Role in this paper: baseline specification + cross-check. If TWFE and the heterogeneity-robust estimators agree on sign, the pathology is not binding; if they disagree we trust the robust triple.

2. Callaway-Sant'Anna (CS)

Proposed by Callaway & Sant'Anna (2021). Estimates group-time ATT(g,t) — a separate average treatment effect for each treatment cohort at each relative-time post-treatment — and aggregates them with user-chosen weights ("simple" = equal weights; "event study" = weight by relative time). CS can use "not-yet-treated" units as controls for each cohort, which is why we pass control_group="not_yet_treated" in notebook 03 and construct the 15-unit never-treated pool as a fallback.

Role: the conservative heterogeneity-robust estimator. CS's simple aggregation pulls toward later-cohort / short-horizon ATTs, which in our panel means it down-weights the pilot (long post- window, larger effect accumulates) relative to the citywide cohort (short post-window, effect still building). This is why CS's point estimate ( $-4.87$ ) is the smallest in magnitude.

3. Sun-Abraham (SA)

Proposed by Sun & Abraham (2021). Parameterizes the event study directly with cohort × relative-time interaction dummies — effectively a fully-saturated event study that lets each cohort's pattern of leads and lags differ. The aggregate ATT is a weighted sum of cohort-specific coefficients using sample-size weights.

Role: the event-study-native heterogeneity-robust estimator. SA is the closest methodological cousin of our figure-2 event study plot. Its point estimate ( $-12.85$ ) is on the larger-magnitude side of the range because the sample-weighted aggregation gives the pilot cohort (9 CDs × 33 post-months) substantial weight despite its smaller individual effect.

4. Borusyak-Jaravel-Spiess (BJS)

Proposed by Borusyak, Jaravel & Spiess (2022).

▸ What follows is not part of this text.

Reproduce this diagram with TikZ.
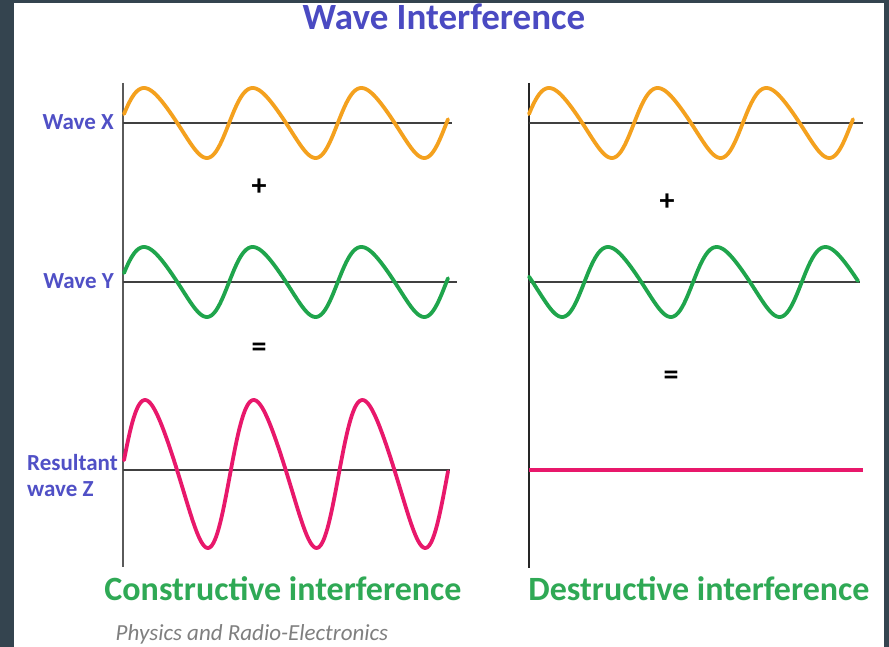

A matrix-imputation estimator: fit the TWFE model on never-treated and not-yet-treated observations only, use it to impute counterfactual outcomes for treated observations, and report the average imputation residual as the ATT. Asymptotically efficient under cohort homogeneity; still unbiased under heterogeneity.

Role: the efficient heterogeneity-robust estimator, and our headline. BJS's standard error ( $0.70$ ) is 2.5× tighter than CS's ( $2.01$ ) and 4× tighter than SA's ( $2.81$ ) in our panel, which is why we quote BJS's $[-13.28, -10.53]$ CI as the leading number. The efficiency gain comes from pooling the never-treated and not-yet-treated counterfactual information rather than using only never-treated.

How the cross-estimator spread should be read

Under cohort homogeneity the four estimators coincide (up to efficiency); our observed spread — CS at $-4.87$ , TWFE at $-10.27$ , BJS at $-11.90$ , SA at $-12.85$ — therefore is the empirical signature of cohort heterogeneity. The §4.4 per-cohort decomposition isolates the source: pilot ATT is $-5.72$ , citywide ATT is $-12.22$ , and the four pooled estimators weight those two cohorts differently. CS pulls toward the citywide cohort's earlier post-window (smaller accumulated effect); BJS and SA pull toward the treated-units-weighted average; TWFE pulls somewhere in the middle because its Goodman-Bacon decomposition contains a mix.

The headline should be read as "the pooled effect is approximately $-12$ , the heterogeneity between cohorts is real, and the policy stakeholder should consume §4.4 alongside the headline rather than stop at the abstract." A single-number summary is a genuine disservice to the user of this research.

Why the headline is BJS, not TWFE

Four criteria drove the choice:

Efficiency — BJS has by far the smallest standard error in our panel ( $SE = 0.70$ ), which translates into the tightest confidence interval for the pooled ATT.
Cohort robustness — BJS is unbiased under treatment-effect heterogeneity, unlike TWFE.
Interpretability — the BJS point estimate is an imputation-based counterfactual residual, which maps directly onto the layman reading "how many complaints would have happened without the policy."
Convention — recent applied DiD papers in the post-Goodman-Bacon (2021) era increasingly report BJS as the primary estimate with the other three as robustness (Baker et al., 2022).

We note TWFE and CS as robustness checks in the main body and report SA in the cross-estimator table but do not lead with any of them.

Clustered inference

All four estimators use cluster-robust standard errors clustered on unit_id (community district). The cluster choice is driven by the panel's autocorrelation structure: observations within a community district across months are highly correlated (persistent rat-ecology, persistent DSNY enforcement capacity, persistent reporting propensity). Clustering on the treated unit is the standard prescription (Abadie et al., 2017). The 74 clusters in our panel comfortably exceed the rule-of-thumb 40-cluster minimum for cluster-robust asymptotics to be well- behaved.